Your copy of the material below should match it exactly, except that it holds no pictures.

[Information shown start]

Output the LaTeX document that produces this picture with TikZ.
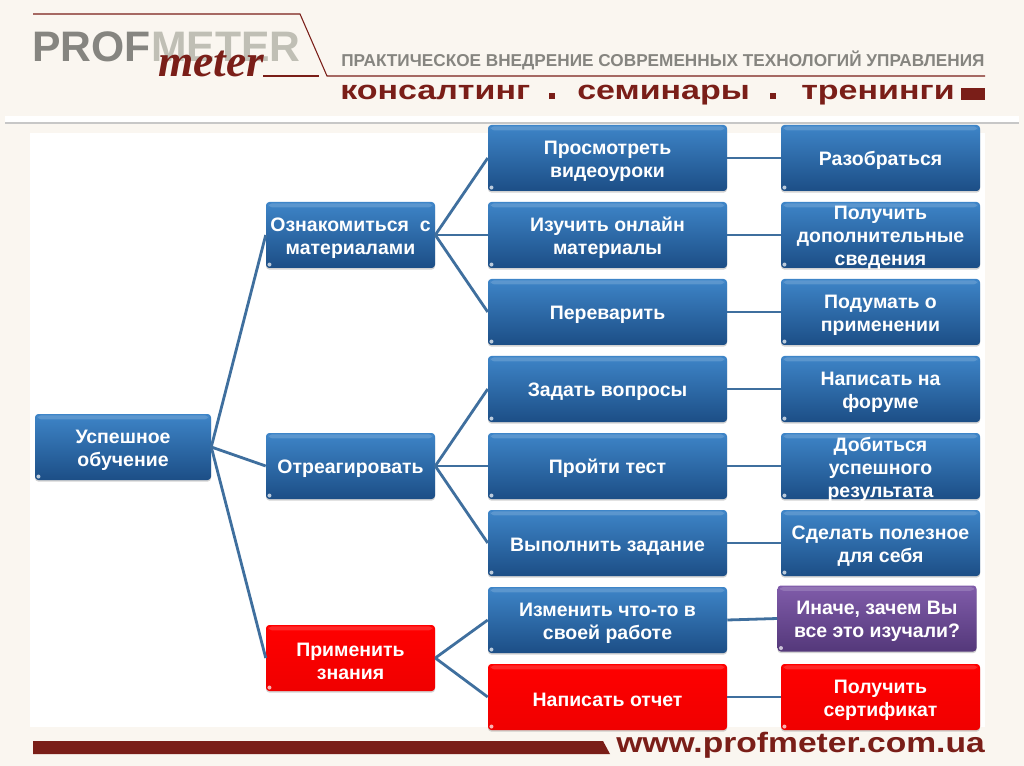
\documentclass[tikz,border=0pt]{standalone}
\usepackage{fontspec}
\usepackage{graphicx}
\setmainfont{Liberation Sans}
\newfontfamily\logoserif{Liberation Serif}
\usetikzlibrary{shadows}
\definecolor{paper}{HTML}{FAF6F0}
\definecolor{brandred}{HTML}{7A1E18}
\definecolor{brandgray}{HTML}{868580}
\definecolor{logolight}{HTML}{C0BFB5}
\definecolor{linkblue}{HTML}{3F6F9E}
\definecolor{bluetop}{HTML}{3E85C8}
\definecolor{bluelow}{HTML}{1C4E86}
\definecolor{violettop}{HTML}{805CAA}
\definecolor{violetlow}{HTML}{54387A}
\newcommand{\LiftLine}{\rule{0pt}{15pt}}
\newcommand{\LiftThree}{\rule{0pt}{12pt}}
\tikzset{
  blockbox/.style={rectangle,rounded corners=2.5pt,align=center,text=white,
    font=\fontsize{14.6}{17.25}\selectfont\bfseries,inner sep=0pt,
    minimum height=49.5pt,
    drop shadow={shadow xshift=0pt,shadow yshift=-1.2pt,opacity=.35},
    path picture={\fill[white,opacity=.16]
      ([xshift=2pt,yshift=-1pt]path picture bounding box.north west) rectangle
      ([xshift=-2pt,yshift=-4pt]path picture bounding box.north east);
      \fill[white,opacity=.7] ([shift={(2.6pt,2.6pt)}]path picture bounding box.south west) circle (1.5pt);}},
  bluebox/.style={blockbox,top color=bluetop,bottom color=bluelow},
  redbox/.style={blockbox,top color=red,bottom color=red!94!black},
  violetbox/.style={blockbox,top color=violettop,bottom color=violetlow},
  link/.style={linkblue,line width=2.1pt},
  brandtext/.style={anchor=base west,inner sep=0pt,brandred,font=\fontsize{20}{22}\selectfont\bfseries},
}
\begin{document}
\begin{tikzpicture}[x=.75pt,y=-.75pt]
\path[use as bounding box,fill=paper] (0,0) rectangle (1024,766);
\fill[white] (30,133) rectangle (985,727);
% header
\draw[brandred,line width=.8pt] (33,14)--(300,14)--(327,76)--(985,76);
\fill[white] (5,116) rectangle (1019,122);
\fill[black!22] (5,122) rectangle (1019,124);
\node[anchor=west,inner sep=0pt,brandgray,font=\fontsize{32}{32}\selectfont\bfseries] (prof) at (32,47) {PROF};
\node[anchor=west,inner sep=0pt,logolight,font=\fontsize{32}{32}\selectfont\bfseries] (metr) at (prof.east) {METER};
\node[anchor=west,inner sep=0pt,brandred,font=\fontsize{34}{34}\logoserif\bfseries\itshape] (mtr) at (158,64) {meter};
\fill[brandred] (263,75) rectangle (319,77);
\node[anchor=west,inner sep=0pt,brandgray,font=\fontsize{12.9}{15}\selectfont\bfseries] (slogan) at (341,60)
 {ПРАКТИЧЕСКОЕ ВНЕДРЕНИЕ СОВРЕМЕННЫХ ТЕХНОЛОГИЙ УПРАВЛЕНИЯ};
\node[brandtext] (srv1) at (340,100) {\scalebox{1.275}[1]{консалтинг}};
\node[brandtext] (srv2) at (577,100) {\scalebox{1.275}[1]{семинары}};
\node[brandtext] (srv3) at (801,100) {\scalebox{1.275}[1]{тренинги}};
\fill[brandred] (549,93) rectangle (555,99);
\fill[brandred] (770,93) rectangle (776,99);
\fill[brandred] (961,88) rectangle (985,100);
% footer
\fill[brandred] (33,741) -- (603,741) -- (610,754) -- (33,754) -- cycle;
\node[brandtext,anchor=base east,font=\fontsize{21}{23}\selectfont\bfseries] (site) at (985,752) {\scalebox{1.2}[1]{www.profmeter.com.ua}};
% tree
\node[bluebox,minimum width=132pt] (root) at (123,447) {\LiftLine Успешное\\обучение};
\node[bluebox,minimum width=126.75pt] (learn) at (350.5,235) {\LiftLine Ознакомиться\ \ с\\материалами};
\node[bluebox,minimum width=126.75pt] (react) at (350.5,466) {\LiftLine Отреагировать};
\node[redbox,minimum width=126.75pt] (apply) at (350.5,658) {\LiftLine Применить\\знания};
\foreach \Name/\Ypos/\Style/\Txt in {a/158/bluebox/Просмотреть\\видеоуроки,
  b/235/bluebox/Изучить онлайн\\материалы,
  c/312/bluebox/Переварить,
  d/389/bluebox/Задать вопросы,
  e/466/bluebox/Пройти тест,
  f/543/bluebox/Выполнить задание,
  g/620/bluebox/Изменить что-то в\\своей работе,
  h/697/redbox/Написать отчет}
  \node[\Style,minimum width=179.25pt] (step\Name) at (607.5,\Ypos) {\LiftLine\Txt};
\foreach \Name/\Ypos/\Style/\Txt in {a/158/bluebox/Разобраться,
  c/312/bluebox/Подумать о\\применении,
  d/389/bluebox/Написать на\\форуме,
  f/543/bluebox/Сделать полезное\\для себя,
  h/697/redbox/Получить\\сертификат}
  \node[\Style,minimum width=149.25pt] (res\Name) at (880.5,\Ypos) {\LiftLine\Txt};
\node[bluebox,minimum width=149.25pt] (resb) at (880.5,235) {\LiftThree Получить\\дополнительные\\\smash{сведения}};
\node[bluebox,minimum width=149.25pt] (rese) at (880.5,466) {\LiftThree Добиться\\успешного\\\smash{результата}};
\node[violetbox,minimum width=149.25pt] (resg) at (877,618.5) {\LiftLine Иначе, зачем Вы\\все это изучали?};
% links
\foreach \Kid in {learn,react,apply} \draw[link] (root.east)--(\Kid.west);
\foreach \Kid in {a,b,c} \draw[link] (learn.east)--(step\Kid.west);
\foreach \Kid in {d,e,f} \draw[link] (react.east)--(step\Kid.west);
\foreach \Kid in {g,h} \draw[link] (apply.east)--(step\Kid.west);
\foreach \Kid in {a,b,c,d,e,f,g,h} \draw[link] (step\Kid.east)--(res\Kid.west);
\end{tikzpicture}
\end{document}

[Information shown end]

*Response to the task*.
Output the LaTeX document that produces this picture with TikZ.
\documentclass[tikz,border=0pt]{standalone}
\usepackage{fontspec}
\usepackage{graphicx}
\setmainfont{Liberation Sans}
\newfontfamily\logoserif{Liberation Serif}
\usetikzlibrary{shadows}
\definecolor{paper}{HTML}{FAF6F0}
\definecolor{brandred}{HTML}{7A1E18}
\definecolor{brandgray}{HTML}{868580}
\definecolor{logolight}{HTML}{C0BFB5}
\definecolor{linkblue}{HTML}{3F6F9E}
\definecolor{bluetop}{HTML}{3E85C8}
\definecolor{bluelow}{HTML}{1C4E86}
\definecolor{violettop}{HTML}{805CAA}
\definecolor{violetlow}{HTML}{54387A}
\newcommand{\LiftLine}{\rule{0pt}{15pt}}
\newcommand{\LiftThree}{\rule{0pt}{12pt}}
\tikzset{
  blockbox/.style={rectangle,rounded corners=2.5pt,align=center,text=white,
    font=\fontsize{14.6}{17.25}\selectfont\bfseries,inner sep=0pt,
    minimum height=49.5pt,
    drop shadow={shadow xshift=0pt,shadow yshift=-1.2pt,opacity=.35},
    path picture={\fill[white,opacity=.16]
      ([xshift=2pt,yshift=-1pt]path picture bounding box.north west) rectangle
      ([xshift=-2pt,yshift=-4pt]path picture bounding box.north east);
      \fill[white,opacity=.7] ([shift={(2.6pt,2.6pt)}]path picture bounding box.south west) circle (1.5pt);}},
  bluebox/.style={blockbox,top color=bluetop,bottom color=bluelow},
  redbox/.style={blockbox,top color=red,bottom color=red!94!black},
  violetbox/.style={blockbox,top color=violettop,bottom color=violetlow},
  link/.style={linkblue,line width=2.1pt},
  brandtext/.style={anchor=base west,inner sep=0pt,brandred,font=\fontsize{20}{22}\selectfont\bfseries},
}
\begin{document}
\begin{tikzpicture}[x=.75pt,y=-.75pt]
\path[use as bounding box,fill=paper] (0,0) rectangle (1024,766);
\fill[white] (30,133) rectangle (985,727);
% header
\draw[brandred,line width=.8pt] (33,14)--(300,14)--(327,76)--(985,76);
\fill[white] (5,116) rectangle (1019,122);
\fill[black!22] (5,122) rectangle (1019,124);
\node[anchor=west,inner sep=0pt,brandgray,font=\fontsize{32}{32}\selectfont\bfseries] (prof) at (32,47) {PROF};
\node[anchor=west,inner sep=0pt,logolight,font=\fontsize{32}{32}\selectfont\bfseries] (metr) at (prof.east) {METER};
\node[anchor=west,inner sep=0pt,brandred,font=\fontsize{34}{34}\logoserif\bfseries\itshape] (mtr) at (158,64) {meter};
\fill[brandred] (263,75) rectangle (319,77);
\node[anchor=west,inner sep=0pt,brandgray,font=\fontsize{12.9}{15}\selectfont\bfseries] (slogan) at (341,60)
 {ПРАКТИЧЕСКОЕ ВНЕДРЕНИЕ СОВРЕМЕННЫХ ТЕХНОЛОГИЙ УПРАВЛЕНИЯ};
\node[brandtext] (srv1) at (340,100) {\scalebox{1.275}[1]{консалтинг}};
\node[brandtext] (srv2) at (577,100) {\scalebox{1.275}[1]{семинары}};
\node[brandtext] (srv3) at (801,100) {\scalebox{1.275}[1]{тренинги}};
\fill[brandred] (549,93) rectangle (555,99);
\fill[brandred] (770,93) rectangle (776,99);
\fill[brandred] (961,88) rectangle (985,100);
% footer
\fill[brandred] (33,741) -- (603,741) -- (610,754) -- (33,754) -- cycle;
\node[brandtext,anchor=base east,font=\fontsize{21}{23}\selectfont\bfseries] (site) at (985,752) {\scalebox{1.2}[1]{www.profmeter.com.ua}};
% tree
\node[bluebox,minimum width=132pt] (root) at (123,447) {\LiftLine Успешное\\обучение};
\node[bluebox,minimum width=126.75pt] (learn) at (350.5,235) {\LiftLine Ознакомиться\ \ с\\материалами};
\node[bluebox,minimum width=126.75pt] (react) at (350.5,466) {\LiftLine Отреагировать};
\node[redbox,minimum width=126.75pt] (apply) at (350.5,658) {\LiftLine Применить\\знания};
\foreach \Name/\Ypos/\Style/\Txt in {a/158/bluebox/Просмотреть\\видеоуроки,
  b/235/bluebox/Изучить онлайн\\материалы,
  c/312/bluebox/Переварить,
  d/389/bluebox/Задать вопросы,
  e/466/bluebox/Пройти тест,
  f/543/bluebox/Выполнить задание,
  g/620/bluebox/Изменить что-то в\\своей работе,
  h/697/redbox/Написать отчет}
  \node[\Style,minimum width=179.25pt] (step\Name) at (607.5,\Ypos) {\LiftLine\Txt};
\foreach \Name/\Ypos/\Style/\Txt in {a/158/bluebox/Разобраться,
  c/312/bluebox/Подумать о\\применении,
  d/389/bluebox/Написать на\\форуме,
  f/543/bluebox/Сделать полезное\\для себя,
  h/697/redbox/Получить\\сертификат}
  \node[\Style,minimum width=149.25pt] (res\Name) at (880.5,\Ypos) {\LiftLine\Txt};
\node[bluebox,minimum width=149.25pt] (resb) at (880.5,235) {\LiftThree Получить\\дополнительные\\\smash{сведения}};
\node[bluebox,minimum width=149.25pt] (rese) at (880.5,466) {\LiftThree Добиться\\успешного\\\smash{результата}};
\node[violetbox,minimum width=149.25pt] (resg) at (877,618.5) {\LiftLine Иначе, зачем Вы\\все это изучали?};
% links
\foreach \Kid in {learn,react,apply} \draw[link] (root.east)--(\Kid.west);
\foreach \Kid in {a,b,c} \draw[link] (learn.east)--(step\Kid.west);
\foreach \Kid in {d,e,f} \draw[link] (react.east)--(step\Kid.west);
\foreach \Kid in {g,h} \draw[link] (apply.east)--(step\Kid.west);
\foreach \Kid in {a,b,c,d,e,f,g,h} \draw[link] (step\Kid.east)--(res\Kid.west);
\end{tikzpicture}
\end{document}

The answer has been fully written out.